Tom (Bolshevik Tendency): ...our orientation toward the demand that the Canadian imperialist state act in a progressive fashion—whether it is in regard to South Africa or in regard to Nicaragua or any of the other features of what is a world imperialist system of exploitation and oppression—our attitude toward demanding that ‘‘our own’’ Canadian rulers and participants in this world system of exploitation act in a way which is diametrically counterposed to their own class interests and, in fact, diametrically counterposed to what we can see as the entire history of Canadian capitalism, our attitude is that for us as revolutionaries, as socialists, this can only create illusions among people who are looking for a lead from the left about how to fight imperialism.

Now there are those (and Robert makes the case about as well as it could be made), who say: well, on the one hand we’ll tell the workers in Canada the main enemy is the Canadian capitalist class, and we must fight the capitalists in South Africa and we must fight the capitalists in Canada and the United States and wherever we happen to be, and we must see this as a world system with the working class on one side and the capitalists on the other side, and we must all struggle against them; on the other hand, it can’t do any harm if we ask Joe Clark and Brian Mulroney [Canadian External Affairs Minister and Prime Minister] to be nice guys as well—at the same time as we fight them.

Well, we think that it can do some harm because we think that it is fundamentally necessary above all else to teach the workers and the oppressed that this is not an accident, what has happened to you, and it’s not your own fault....This is a world system. Botha is their ally. He is their friend. They are working hand-in-hand with him. They think he’s being a bit unwise, they’re putting a bit of pressure on him as a friend would....We recognize that comrades of Socialist Challenge and other socialist groups are on our side of the class line.
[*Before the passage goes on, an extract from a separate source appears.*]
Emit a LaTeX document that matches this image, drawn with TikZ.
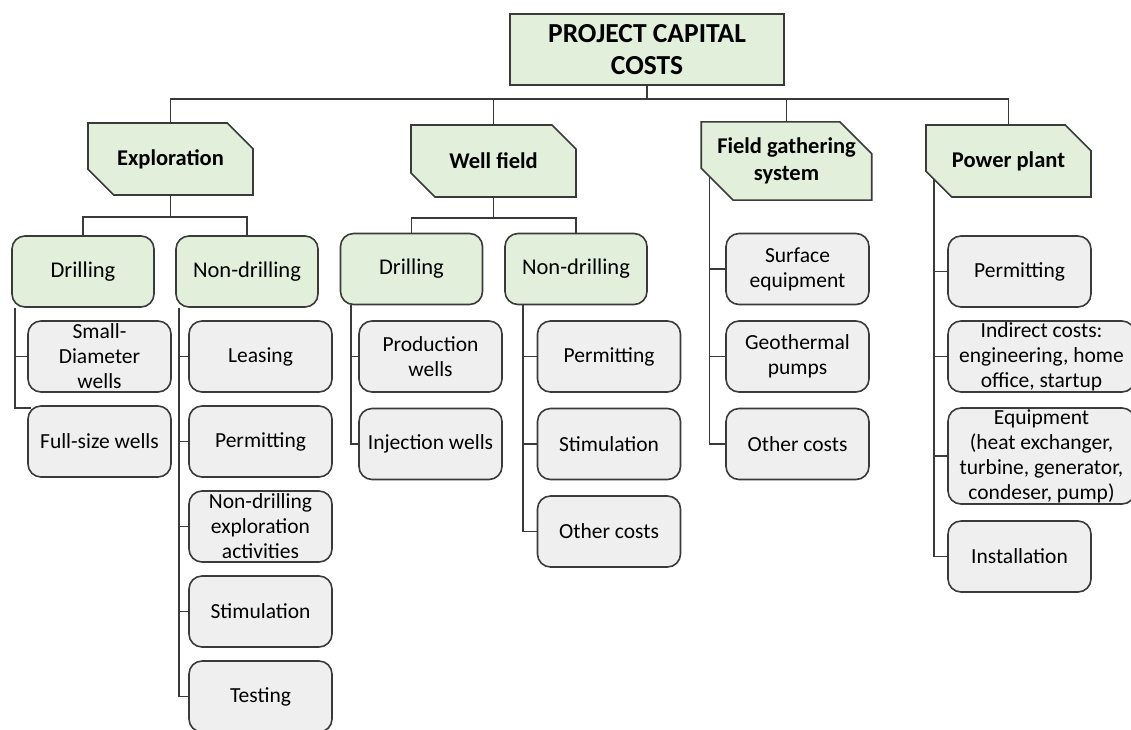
\documentclass[tikz,border=0pt]{standalone}
\usepackage{fontspec}
\setmainfont{Carlito}
\usetikzlibrary{shapes.misc,backgrounds}

\definecolor{boxgreen}{HTML}{E2EFDA}
\definecolor{boxgray}{HTML}{EFEFEF}
\definecolor{linegray}{HTML}{3A3A3A}

\tikzset{
  rootbox/.style={rectangle, draw=linegray, fill=boxgreen, line width=1.6pt,
                  minimum width=274pt, minimum height=71pt, inner sep=0pt, align=center,
                  font=\fontsize{27.5}{32}\selectfont\bfseries},
  catbox/.style={chamfered rectangle, chamfered rectangle corners={north east,south west},
                 chamfered rectangle xsep=16pt, chamfered rectangle ysep=16pt,
                 draw=linegray, fill=boxgreen, line width=1.6pt,
                 minimum width=165pt, minimum height=72pt, inner sep=0pt, align=center,
                 font=\fontsize{22.5}{27}\selectfont\bfseries},
  subbox/.style={rectangle, rounded corners=13pt, draw=linegray, fill=boxgreen, line width=1.6pt,
                 minimum width=142pt, minimum height=71pt, inner sep=0pt,
                 font=\fontsize{22.5}{27}\selectfont},
  leafbox/.style={rectangle, rounded corners=13pt, draw=linegray, fill=boxgray, line width=1.6pt,
                  minimum width=143pt, minimum height=71pt, inner sep=0pt, align=center,
                  font=\fontsize{21.5}{25}\selectfont},
  conn/.style={draw=linegray, line width=1.6pt}
}

\begin{document}
\begin{tikzpicture}[x=1pt,y=-1pt]

\useasboundingbox (0,0) rectangle (1131,729);

\def\colA{99.5};\def\colB{260.5};\def\colC{430.5};\def\colD{609};\def\colE{797.5};\def\colF{1019.5};

% top two levels
\node[rootbox] (root) at (647,49.5) {PROJECT CAPITAL\\COSTS};

\node[catbox] (cat_1) at (170.5,159) {Exploration};
\node[catbox] (cat_2) at (493.5,161) {Well field};
\node[catbox] (cat_3) at (786.5,161) {Field gathering\\system};
\node[catbox] (cat_4) at (1008.5,161) {Power plant};

\node[subbox] (sub_1) at (83,271.5) {Drilling};
\node[subbox] (sub_2) at (247,271.5) {Non-drilling};
\node[subbox] (sub_3) at (411.5,269) {Drilling};
\node[subbox] (sub_4) at (576,269) {Non-drilling};

% leaves
\node[leafbox] (leaf_a1) at (\colA,356.5) {Small-\\Diameter\\wells};
\node[leafbox] (leaf_a2) at (\colA,441.5) {Full-size wells};

\node[leafbox] (leaf_b1) at (\colB,356.5) {Leasing};
\node[leafbox] (leaf_b2) at (\colB,441.5) {Permitting};
\node[leafbox] (leaf_b3) at (\colB,526.5) {Non-drilling\\exploration\\activities};
\node[leafbox] (leaf_b4) at (\colB,611.5) {Stimulation};
\node[leafbox] (leaf_b5) at (\colB,696.5) {Testing};

\node[leafbox] (leaf_c1) at (\colC,356.5) {Production\\wells};
\node[leafbox] (leaf_c2) at (\colC,444) {Injection wells};

\node[leafbox] (leaf_d1) at (\colD,356.5) {Permitting};
\node[leafbox] (leaf_d2) at (\colD,444) {Stimulation};
\node[leafbox] (leaf_d3) at (\colD,531.5) {Other costs};

\node[leafbox] (leaf_e1) at (\colE,269) {Surface\\equipment};
\node[leafbox] (leaf_e2) at (\colE,356.5) {Geothermal\\pumps};
\node[leafbox] (leaf_e3) at (\colE,444) {Other costs};

\node[leafbox] (leaf_f1) at (\colF,271.5) {Permitting};
\node[leafbox, minimum width=187pt] (leaf_f2) at (1041.5,356.5) {Indirect costs:\\engineering, home\\office, startup};
\node[leafbox, minimum width=187pt, minimum height=96pt] (leaf_f3) at (1041.5,456) {Equipment\\(heat exchanger,\\turbine, generator,\\condeser, pump)};
\node[leafbox] (leaf_f4) at (\colF,556.5) {Installation};

\begin{scope}[on background layer]
\draw[conn] (root.south) -- ++(0,13) -| (cat_1.north);
\draw[conn] (root.south) -- ++(0,13) -| (cat_2.north);
\draw[conn] (root.south) -- ++(0,13) -| (cat_3.north);
\draw[conn] (root.south) -- ++(0,13) -| (cat_4.north);

\draw[conn] (cat_1.south) -- ++(0,21) -| (sub_1.north);
\draw[conn] (cat_1.south) -- ++(0,21) -| (sub_2.north);
\draw[conn] (cat_2.south) -- ++(0,20) -| (sub_3.north);
\draw[conn] (cat_2.south) -- ++(0,20) -| (sub_4.north);

\draw[conn] ([xshift=4pt]sub_1.south west) |- (leaf_a1.west);
\draw[conn] ([xshift=4pt]sub_1.south west) |- ([xshift=4pt,yshift=-3pt]leaf_a2.north west);

\draw[conn] ([xshift=4pt]sub_2.south west) |- (leaf_b1.west);
\draw[conn] ([xshift=4pt]sub_2.south west) |- (leaf_b2.west);
\draw[conn] ([xshift=4pt]sub_2.south west) |- (leaf_b3.west);
\draw[conn] ([xshift=4pt]sub_2.south west) |- (leaf_b4.west);
\draw[conn] ([xshift=4pt]sub_2.south west) |- (leaf_b5.west);

\draw[conn] ([xshift=11.5pt]sub_3.south west) |- (leaf_c1.west);
\draw[conn] ([xshift=11.5pt]sub_3.south west) |- (leaf_c2.west);

\draw[conn] ([xshift=18.5pt]sub_4.south west) |- (leaf_d1.west);
\draw[conn] ([xshift=18.5pt]sub_4.south west) |- (leaf_d2.west);
\draw[conn] ([xshift=18.5pt]sub_4.south west) |- (leaf_d3.west);

\draw[conn] ([xshift=9pt]cat_3.west) |- (leaf_e1.west);
\draw[conn] ([xshift=9pt]cat_3.west) |- (leaf_e2.west);
\draw[conn] ([xshift=9pt]cat_3.west) |- (leaf_e3.west);

\draw[conn] ([xshift=8.5pt]cat_4.west) |- (leaf_f1.west);
\draw[conn] ([xshift=8.5pt]cat_4.west) |- (leaf_f2.west);
\draw[conn] ([xshift=8.5pt]cat_4.west) |- (leaf_f3.west);
\draw[conn] ([xshift=8.5pt]cat_4.west) |- (leaf_f4.west);
\end{scope}

\end{tikzpicture}
\end{document}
Within that camp, we try to put pressure; we try to influence those people; we try to convince them. Mulroney, Botha, Reagan—they’re on the other side of the class line and that is exactly what they’re doing.

And for us to be coming up, and indeed the United Secretariat unfortunately and not uncharacteristically did come out and said well, we support workers action on the one hand, and we support begging the capitalists on the other—and that is basically what divestment and [bourgeois] sanctions amounts to. That doesn’t give the people who are listening to you a clear perception of the way things are organized and it doesn’t give them a clear road forward. In fact, it confuses them and it makes the job of Brian Mulroneys and Joe Clarks—who get on TV and say well, you know, we’re progressive capitalists and Botha is a reactionary capitalist so therefore vote Progressive Conservative—it makes their job that much easier.